In spite of the rain I start to sweat and realise how unusually hot it is here. It must be several degrees above the ideal temperature.
“We’re going to die!” F701 looks at me desperately. She wants me to say she’s wrong, but I can’t. If we’re in the open air, we’re condemned to death. The radiation will kill us all within three minutes.
Now the others are beginning to toss and turn. They’re just as afraid to die as I am. F701’s teacher is breathing hard. She tries to control it, taking air deep into her lungs, but she’s only inhaling the poisonous air. When she realises it, she turns pale. Her skin almost goes green before she vomits in the middle of the room. She spits bile. There’s nothing else left in her stomach.
Some of the others grab their own necks as if they want to stop themselves from breathing.
Suddenly, the door opens with a loud creak. We huddle in the farthest corner of the room.
A man enters the room. He doesn’t look like any male inhabitant of the safety zone. His whole body is wider and taller. He wears black clothes, but not a jumpsuit—it looks more like a shirt and a pair of trousers. The clothing falls loosely from his frame, rather than fitting tightly as ours does. Only his black boots are the same as what we wear
He throws a grey cloth down over D456’s vomit and wipes it up with a disgusted expression. Light falls on his face and I freeze. He’s wearing a sort of hood made of thick, dark blue fabric, but underneath it I can see hair. Like an animal’s fur. It’s dark, almost black, but it looks so soft I want to touch it. His eyebrows are the same dark colour, accentuating the bright green of his eyes. His mouth is surrounded with a soft frame of the same dark hair. It’s a beard, like we’ve only seen in documentaries from Old Earth. He’s so strange, but at the same time, so appealing. I’m almost disappointed when
he finishes and turns towards the door. In the opening I see another pair of eyes, but nothing more of their owner. I’m scared of him though. F701 presses herself harder against me.
“Maybe they’re hungry,” says the man with the nice green eyes.
“Bad luck.” The other voice is cold. I freeze and remember a conversation that might have been real or somewhere in my imagination: “She’s not with them.” This is the same voice, I’m certain of it. Suddenly I’m not so afraid of him any more and I stretch my head to see him properly, but the door is closing already.
“Outcasts,” hisses D276, just as disgusted as the stranger was when he had to wipe up the bile.
My eyes go wide with surprise. That has to be it. But how long have they lived here? Why are they holding us captive? Do they want revenge on us—are they crazy enough for that?
“The Legion will rescue us,” says D389 quickly and nods as if to convince himself.
“They would have to know where we are,” argues D276.
“They have locator devices.
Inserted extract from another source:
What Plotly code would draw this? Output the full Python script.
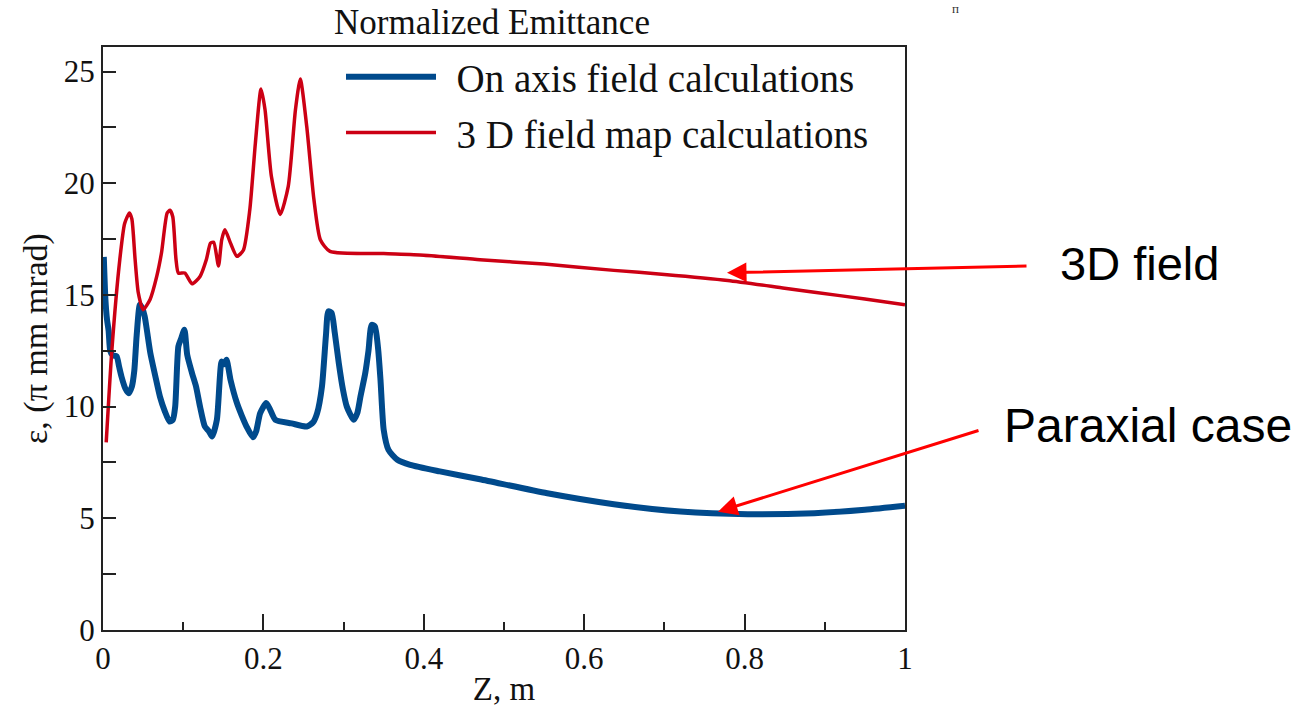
import plotly.graph_objects as go

# ---- data ----
z_on_axis = [0.001, 0.003, 0.005, 0.007, 0.009, 0.012, 0.017, 0.020, 0.023, 0.028,
             0.032, 0.036, 0.039, 0.042, 0.046, 0.049, 0.052, 0.059, 0.065, 0.071,
             0.077, 0.083, 0.087, 0.090, 0.094, 0.097, 0.1015, 0.105, 0.111, 0.116,
             0.121, 0.127, 0.132, 0.136, 0.142, 0.148, 0.151, 0.154, 0.159, 0.167,
             0.173, 0.179, 0.187, 0.191, 0.196, 0.2035, 0.208, 0.215, 0.235, 0.254,
             0.262, 0.267, 0.273, 0.278, 0.281, 0.285, 0.289, 0.294, 0.299, 0.304,
             0.3125, 0.317, 0.321, 0.327, 0.331, 0.335, 0.339, 0.343, 0.346, 0.350,
             0.356, 0.367, 0.383, 0.42, 0.47, 0.554, 0.637, 0.72, 0.804, 0.887,
             0.95, 1.0]
eps_on_axis = [16.7, 14.8, 13.9, 13.4, 12.5, 12.3, 12.25, 11.8, 11.35, 10.8,
               10.6, 10.9, 11.6, 13.2, 14.56, 14.4, 14.04, 12.4, 11.4, 10.45,
               9.8, 9.33, 9.4, 10.0, 12.7, 13.0, 13.44, 12.32, 11.5, 10.9,
               10.0, 9.11, 8.9, 8.66, 9.41, 12.02, 11.9, 12.1, 11.2, 10.16,
               9.6, 9.11, 8.63, 8.9, 9.71, 10.16, 9.9, 9.41, 9.25, 9.11,
               9.3, 9.71, 10.9, 13.2, 14.27, 14.2, 13.3, 11.95, 10.8, 10.0,
               9.41, 9.7, 10.45, 11.5, 12.5, 13.66, 13.59, 12.6, 11.2, 8.96,
               8.06, 7.62, 7.39, 7.1, 6.75, 6.12, 5.63, 5.3, 5.18, 5.23,
               5.38, 5.56]

z_3d = [0.004, 0.011, 0.021, 0.027, 0.033, 0.036, 0.040, 0.044, 0.050, 0.0587,
        0.067, 0.073, 0.080, 0.0836, 0.087, 0.091, 0.094, 0.102, 0.111, 0.121,
        0.129, 0.134, 0.138, 0.144, 0.148, 0.152, 0.159, 0.167, 0.175, 0.183,
        0.190, 0.197, 0.202, 0.210, 0.221, 0.231, 0.240, 0.246, 0.254, 0.263,
        0.271, 0.283, 0.35, 0.40, 0.47, 0.55, 0.637, 0.70, 0.779, 0.85,
        0.887, 0.95, 1.0]
eps_3d = [8.4, 12.5, 16.6, 18.2, 18.67, 18.4, 16.6, 15.1, 14.34, 14.8,
          15.83, 16.9, 18.67, 18.79, 18.5, 16.6, 15.98, 15.98, 15.5, 15.83,
          16.6, 17.32, 17.36, 16.3, 17.47, 17.92, 17.32, 16.73, 17.0, 18.8,
          21.8, 24.22, 23.3, 20.3, 18.6, 19.86, 23.3, 24.67, 22.55, 19.27,
          17.47, 16.95, 16.85, 16.78, 16.58, 16.38, 16.1, 15.92, 15.65, 15.3,
          15.12, 14.82, 14.56]

x_ticks = [0, 0.2, 0.4, 0.6, 0.8, 1.0]
x_tick_text = ["0", "0.2", "0.4", "0.6", "0.8", "1"]
y_ticks = [0, 5, 10, 15, 20, 25]

# ---- layout geometry (pixels) ----
W, H = 1308, 712
L, R, T, B = 103, 905, 47, 630


def px(xp):
    return (xp - L) / (R - L)


def py(yp):
    return (B - yp) / (B - T)


SERIF = "Liberation Serif, Times New Roman, serif"
SANS = "Liberation Sans, Arial, sans-serif"
PAD = "\u2009\u2009"

fig = go.Figure()
fig.add_trace(go.Scatter(x=z_on_axis, y=eps_on_axis, mode="lines",
                         name=PAD + "On axis field calculations",
                         line=dict(color="#004a8c", width=6, shape="spline", smoothing=0.6),
                         legendgroup="a"))
fig.add_trace(go.Scatter(x=z_3d, y=eps_3d, mode="lines",
                         name=PAD + "3 D field map calculations",
                         line=dict(color="#cc0014", width=3.5, shape="spline", smoothing=0.6),
                         legendgroup="b"))

axis_common = dict(showline=True, linecolor="#222222", linewidth=2, mirror=True,
                   showgrid=False, zeroline=False, ticks="inside",
                   tickcolor="#222222", tickwidth=1.5,
                   tickfont=dict(family=SERIF, size=31, color="#111111"))

fig.update_xaxes(range=[0, 1], tickvals=x_ticks, ticktext=x_tick_text, ticklen=16,
                 minor=dict(dtick=0.1, ticks="inside", ticklen=8, tickcolor="#222222",
                            tickwidth=1.5, showgrid=False),
                 title=dict(text="Z, m", font=dict(family=SERIF, size=33, color="#111111"),
                            standoff=2),
                 **axis_common)
fig.update_yaxes(range=[0, 26.1], tickvals=y_ticks, ticklen=13,
                 minor=dict(dtick=2.5, ticks="inside", ticklen=13, tickcolor="#222222",
                            tickwidth=1.5, showgrid=False),
                 title=dict(text="ε, (π mm mrad)", font=dict(family=SERIF, size=34, color="#111111"),
                            standoff=6),
                 **axis_common)

annotations = [
    dict(text="3D field", x=px(1139), y=py(263), xref="paper", yref="paper",
         showarrow=False, font=dict(family=SANS, size=47, color="#000000"),
         xanchor="center", yanchor="middle"),
    dict(text="Paraxial case", x=px(1148), y=py(425), xref="paper", yref="paper",
         showarrow=False, font=dict(family=SANS, size=48, color="#000000"),
         xanchor="center", yanchor="middle"),
    dict(text="", x=px(727), y=py(272.7), xref="paper", yref="paper",
         showarrow=True, arrowhead=2, arrowsize=1.3, arrowwidth=3, arrowcolor="#ff0000",
         ax=1028 - 727, ay=266 - 272.7, standoff=0),
    dict(text="", x=px(718), y=py(511.7), xref="paper", yref="paper",
         showarrow=True, arrowhead=2, arrowsize=1.3, arrowwidth=3, arrowcolor="#ff0000",
         ax=980 - 718, ay=430 - 511.7, standoff=0),
    dict(text="п", x=px(955), y=py(0), xref="paper", yref="paper",
         showarrow=False, font=dict(family=SERIF, size=13, color="#333333"),
         xanchor="center", yanchor="top", borderpad=0),
]

fig.update_layout(
    width=W, height=H,
    margin=dict(l=L, r=W - R, t=T, b=H - B),
    plot_bgcolor="white", paper_bgcolor="white",
    title=dict(text="Normalized Emittance", x=px(492), xref="paper",
               y=1 - 22 / H, yref="container", xanchor="center", yanchor="middle",
               font=dict(family=SERIF, size=35, color="#111111")),
    showlegend=True,
    legend=dict(x=px(341), y=py(45), xanchor="left", yanchor="top",
                bgcolor="rgba(0,0,0,0)", borderwidth=0, itemwidth=90,
                tracegroupgap=2,
                font=dict(family=SERIF, size=39, color="#111111")),
    annotations=annotations,
)

fig.write_html("out.html")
They’ll find us.”
“But we’re contaminated with radiation.”
“They can cure us.”
“We’re going to die.”
It’s hopeless. Even if the Legion finds us, they won’t be able to save us. What will they do with us?
F701 starts to tremble again. Her body shakes so much that she keeps bumping against me. Her wailing makes a return and she sways again, back and forth, back and forth.
“Stop that,” hisses D456. “Don’t behave like a crazy person.”
But F701 can’t stop. Her sobbing just gets louder. D456 looks away. The others seem clueless and no one knows how to make F701 be quiet if we don’t have the right medicines.
Strange sounds come out of her throat, sounds that make me hurt on the inside. It’s like the sadness of the angry man. It causes a reaction in my heart. I’m not angry at F701, and I’m not scared of her, because I know she’s only scared herself. I lay my hand on her small arm, like D523 once did to me.